WHAT IS EXPECTED: Copy the data that follows, character for character, minus the pictures.
### DATASET SECTION ###
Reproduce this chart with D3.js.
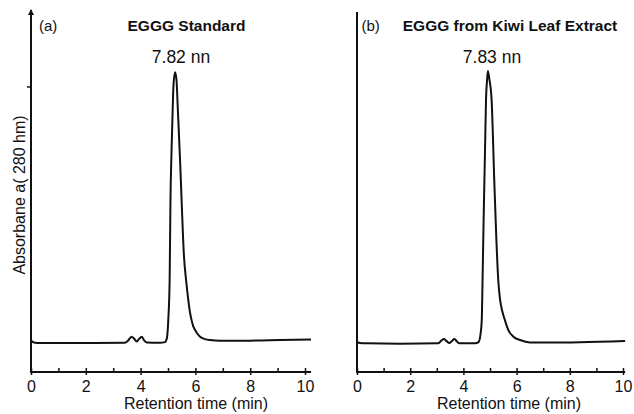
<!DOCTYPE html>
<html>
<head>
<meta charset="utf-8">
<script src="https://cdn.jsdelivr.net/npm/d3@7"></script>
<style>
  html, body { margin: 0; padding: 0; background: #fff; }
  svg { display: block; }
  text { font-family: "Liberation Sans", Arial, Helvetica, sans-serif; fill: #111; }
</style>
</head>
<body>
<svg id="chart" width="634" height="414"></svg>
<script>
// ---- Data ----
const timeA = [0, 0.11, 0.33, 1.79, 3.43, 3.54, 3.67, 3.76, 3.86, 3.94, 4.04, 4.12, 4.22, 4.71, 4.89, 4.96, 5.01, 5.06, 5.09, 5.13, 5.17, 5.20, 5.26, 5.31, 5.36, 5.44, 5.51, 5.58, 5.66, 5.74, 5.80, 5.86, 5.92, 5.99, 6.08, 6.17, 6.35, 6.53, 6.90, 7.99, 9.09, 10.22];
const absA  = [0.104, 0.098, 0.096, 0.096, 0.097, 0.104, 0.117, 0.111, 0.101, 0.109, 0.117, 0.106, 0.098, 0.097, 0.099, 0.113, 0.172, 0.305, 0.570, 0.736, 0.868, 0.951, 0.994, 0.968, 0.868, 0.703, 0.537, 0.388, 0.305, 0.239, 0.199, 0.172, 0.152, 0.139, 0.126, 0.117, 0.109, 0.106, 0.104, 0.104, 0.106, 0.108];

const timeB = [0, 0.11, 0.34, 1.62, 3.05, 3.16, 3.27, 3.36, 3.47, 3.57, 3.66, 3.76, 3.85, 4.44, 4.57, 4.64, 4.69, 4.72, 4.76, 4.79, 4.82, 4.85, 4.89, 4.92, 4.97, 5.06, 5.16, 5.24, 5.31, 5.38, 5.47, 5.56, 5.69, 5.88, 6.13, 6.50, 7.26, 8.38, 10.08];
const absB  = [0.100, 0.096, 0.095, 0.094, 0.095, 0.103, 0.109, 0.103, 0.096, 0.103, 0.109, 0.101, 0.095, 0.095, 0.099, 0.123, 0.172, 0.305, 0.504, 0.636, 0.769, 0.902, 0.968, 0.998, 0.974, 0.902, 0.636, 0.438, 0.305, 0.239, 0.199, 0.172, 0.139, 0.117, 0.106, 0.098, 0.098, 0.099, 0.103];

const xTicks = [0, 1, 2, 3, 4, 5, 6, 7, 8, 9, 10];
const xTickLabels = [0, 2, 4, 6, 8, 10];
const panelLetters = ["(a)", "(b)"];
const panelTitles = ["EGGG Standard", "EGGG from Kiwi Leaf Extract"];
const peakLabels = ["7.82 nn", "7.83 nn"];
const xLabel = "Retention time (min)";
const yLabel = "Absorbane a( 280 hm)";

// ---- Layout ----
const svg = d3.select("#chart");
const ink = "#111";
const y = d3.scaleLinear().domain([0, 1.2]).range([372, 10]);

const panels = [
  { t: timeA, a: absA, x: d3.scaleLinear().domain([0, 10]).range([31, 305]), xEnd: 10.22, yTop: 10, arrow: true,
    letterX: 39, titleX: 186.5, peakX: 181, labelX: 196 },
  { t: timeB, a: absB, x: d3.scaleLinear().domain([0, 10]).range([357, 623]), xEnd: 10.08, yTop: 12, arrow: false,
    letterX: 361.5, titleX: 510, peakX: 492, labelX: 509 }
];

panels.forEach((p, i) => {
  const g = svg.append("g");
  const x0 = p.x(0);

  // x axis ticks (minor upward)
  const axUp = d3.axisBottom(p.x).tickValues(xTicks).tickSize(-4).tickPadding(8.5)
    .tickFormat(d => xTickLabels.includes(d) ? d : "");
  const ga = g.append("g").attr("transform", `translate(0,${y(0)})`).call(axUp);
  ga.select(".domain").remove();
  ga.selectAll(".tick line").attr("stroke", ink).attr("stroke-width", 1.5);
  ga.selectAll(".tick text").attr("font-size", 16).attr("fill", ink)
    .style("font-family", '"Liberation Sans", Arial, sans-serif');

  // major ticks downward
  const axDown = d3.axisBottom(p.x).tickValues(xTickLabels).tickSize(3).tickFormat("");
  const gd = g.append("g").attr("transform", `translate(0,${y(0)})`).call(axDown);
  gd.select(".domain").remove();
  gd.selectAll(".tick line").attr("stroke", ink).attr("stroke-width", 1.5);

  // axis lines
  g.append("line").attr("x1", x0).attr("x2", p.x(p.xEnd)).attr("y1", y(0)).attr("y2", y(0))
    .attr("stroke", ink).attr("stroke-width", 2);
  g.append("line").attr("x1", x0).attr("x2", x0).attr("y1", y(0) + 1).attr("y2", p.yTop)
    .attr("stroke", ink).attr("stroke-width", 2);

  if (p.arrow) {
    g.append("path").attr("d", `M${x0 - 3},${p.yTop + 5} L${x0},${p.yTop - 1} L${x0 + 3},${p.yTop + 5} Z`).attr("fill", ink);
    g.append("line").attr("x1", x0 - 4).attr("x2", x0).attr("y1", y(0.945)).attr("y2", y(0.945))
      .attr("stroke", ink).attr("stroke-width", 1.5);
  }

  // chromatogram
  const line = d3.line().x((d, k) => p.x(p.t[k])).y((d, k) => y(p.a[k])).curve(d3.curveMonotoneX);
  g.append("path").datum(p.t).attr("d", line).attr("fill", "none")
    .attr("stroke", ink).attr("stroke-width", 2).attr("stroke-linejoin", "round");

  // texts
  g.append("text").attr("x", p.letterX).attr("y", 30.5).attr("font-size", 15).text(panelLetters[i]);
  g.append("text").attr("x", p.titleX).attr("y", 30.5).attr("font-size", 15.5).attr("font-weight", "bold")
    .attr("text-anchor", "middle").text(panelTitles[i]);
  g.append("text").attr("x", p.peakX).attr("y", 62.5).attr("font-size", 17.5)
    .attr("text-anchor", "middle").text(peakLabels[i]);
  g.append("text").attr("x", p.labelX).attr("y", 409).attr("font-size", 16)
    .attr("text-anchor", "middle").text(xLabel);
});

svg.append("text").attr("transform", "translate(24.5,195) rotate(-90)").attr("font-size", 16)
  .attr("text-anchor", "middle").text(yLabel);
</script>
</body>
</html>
###
FULL RESPONSE:
Reproduce this chart with D3.js.
<!DOCTYPE html>
<html>
<head>
<meta charset="utf-8">
<script src="https://cdn.jsdelivr.net/npm/d3@7"></script>
<style>
  html, body { margin: 0; padding: 0; background: #fff; }
  svg { display: block; }
  text { font-family: "Liberation Sans", Arial, Helvetica, sans-serif; fill: #111; }
</style>
</head>
<body>
<svg id="chart" width="634" height="414"></svg>
<script>
// ---- Data ----
const timeA = [0, 0.11, 0.33, 1.79, 3.43, 3.54, 3.67, 3.76, 3.86, 3.94, 4.04, 4.12, 4.22, 4.71, 4.89, 4.96, 5.01, 5.06, 5.09, 5.13, 5.17, 5.20, 5.26, 5.31, 5.36, 5.44, 5.51, 5.58, 5.66, 5.74, 5.80, 5.86, 5.92, 5.99, 6.08, 6.17, 6.35, 6.53, 6.90, 7.99, 9.09, 10.22];
const absA  = [0.104, 0.098, 0.096, 0.096, 0.097, 0.104, 0.117, 0.111, 0.101, 0.109, 0.117, 0.106, 0.098, 0.097, 0.099, 0.113, 0.172, 0.305, 0.570, 0.736, 0.868, 0.951, 0.994, 0.968, 0.868, 0.703, 0.537, 0.388, 0.305, 0.239, 0.199, 0.172, 0.152, 0.139, 0.126, 0.117, 0.109, 0.106, 0.104, 0.104, 0.106, 0.108];

const timeB = [0, 0.11, 0.34, 1.62, 3.05, 3.16, 3.27, 3.36, 3.47, 3.57, 3.66, 3.76, 3.85, 4.44, 4.57, 4.64, 4.69, 4.72, 4.76, 4.79, 4.82, 4.85, 4.89, 4.92, 4.97, 5.06, 5.16, 5.24, 5.31, 5.38, 5.47, 5.56, 5.69, 5.88, 6.13, 6.50, 7.26, 8.38, 10.08];
const absB  = [0.100, 0.096, 0.095, 0.094, 0.095, 0.103, 0.109, 0.103, 0.096, 0.103, 0.109, 0.101, 0.095, 0.095, 0.099, 0.123, 0.172, 0.305, 0.504, 0.636, 0.769, 0.902, 0.968, 0.998, 0.974, 0.902, 0.636, 0.438, 0.305, 0.239, 0.199, 0.172, 0.139, 0.117, 0.106, 0.098, 0.098, 0.099, 0.103];

const xTicks = [0, 1, 2, 3, 4, 5, 6, 7, 8, 9, 10];
const xTickLabels = [0, 2, 4, 6, 8, 10];
const panelLetters = ["(a)", "(b)"];
const panelTitles = ["EGGG Standard", "EGGG from Kiwi Leaf Extract"];
const peakLabels = ["7.82 nn", "7.83 nn"];
const xLabel = "Retention time (min)";
const yLabel = "Absorbane a( 280 hm)";

// ---- Layout ----
const svg = d3.select("#chart");
const ink = "#111";
const y = d3.scaleLinear().domain([0, 1.2]).range([372, 10]);

const panels = [
  { t: timeA, a: absA, x: d3.scaleLinear().domain([0, 10]).range([31, 305]), xEnd: 10.22, yTop: 10, arrow: true,
    letterX: 39, titleX: 186.5, peakX: 181, labelX: 196 },
  { t: timeB, a: absB, x: d3.scaleLinear().domain([0, 10]).range([357, 623]), xEnd: 10.08, yTop: 12, arrow: false,
    letterX: 361.5, titleX: 510, peakX: 492, labelX: 509 }
];

panels.forEach((p, i) => {
  const g = svg.append("g");
  const x0 = p.x(0);

  // x axis ticks (minor upward)
  const axUp = d3.axisBottom(p.x).tickValues(xTicks).tickSize(-4).tickPadding(8.5)
    .tickFormat(d => xTickLabels.includes(d) ? d : "");
  const ga = g.append("g").attr("transform", `translate(0,${y(0)})`).call(axUp);
  ga.select(".domain").remove();
  ga.selectAll(".tick line").attr("stroke", ink).attr("stroke-width", 1.5);
  ga.selectAll(".tick text").attr("font-size", 16).attr("fill", ink)
    .style("font-family", '"Liberation Sans", Arial, sans-serif');

  // major ticks downward
  const axDown = d3.axisBottom(p.x).tickValues(xTickLabels).tickSize(3).tickFormat("");
  const gd = g.append("g").attr("transform", `translate(0,${y(0)})`).call(axDown);
  gd.select(".domain").remove();
  gd.selectAll(".tick line").attr("stroke", ink).attr("stroke-width", 1.5);

  // axis lines
  g.append("line").attr("x1", x0).attr("x2", p.x(p.xEnd)).attr("y1", y(0)).attr("y2", y(0))
    .attr("stroke", ink).attr("stroke-width", 2);
  g.append("line").attr("x1", x0).attr("x2", x0).attr("y1", y(0) + 1).attr("y2", p.yTop)
    .attr("stroke", ink).attr("stroke-width", 2);

  if (p.arrow) {
    g.append("path").attr("d", `M${x0 - 3},${p.yTop + 5} L${x0},${p.yTop - 1} L${x0 + 3},${p.yTop + 5} Z`).attr("fill", ink);
    g.append("line").attr("x1", x0 - 4).attr("x2", x0).attr("y1", y(0.945)).attr("y2", y(0.945))
      .attr("stroke", ink).attr("stroke-width", 1.5);
  }

  // chromatogram
  const line = d3.line().x((d, k) => p.x(p.t[k])).y((d, k) => y(p.a[k])).curve(d3.curveMonotoneX);
  g.append("path").datum(p.t).attr("d", line).attr("fill", "none")
    .attr("stroke", ink).attr("stroke-width", 2).attr("stroke-linejoin", "round");

  // texts
  g.append("text").attr("x", p.letterX).attr("y", 30.5).attr("font-size", 15).text(panelLetters[i]);
  g.append("text").attr("x", p.titleX).attr("y", 30.5).attr("font-size", 15.5).attr("font-weight", "bold")
    .attr("text-anchor", "middle").text(panelTitles[i]);
  g.append("text").attr("x", p.peakX).attr("y", 62.5).attr("font-size", 17.5)
    .attr("text-anchor", "middle").text(peakLabels[i]);
  g.append("text").attr("x", p.labelX).attr("y", 409).attr("font-size", 16)
    .attr("text-anchor", "middle").text(xLabel);
});

svg.append("text").attr("transform", "translate(24.5,195) rotate(-90)").attr("font-size", 16)
  .attr("text-anchor", "middle").text(yLabel);
</script>
</body>
</html>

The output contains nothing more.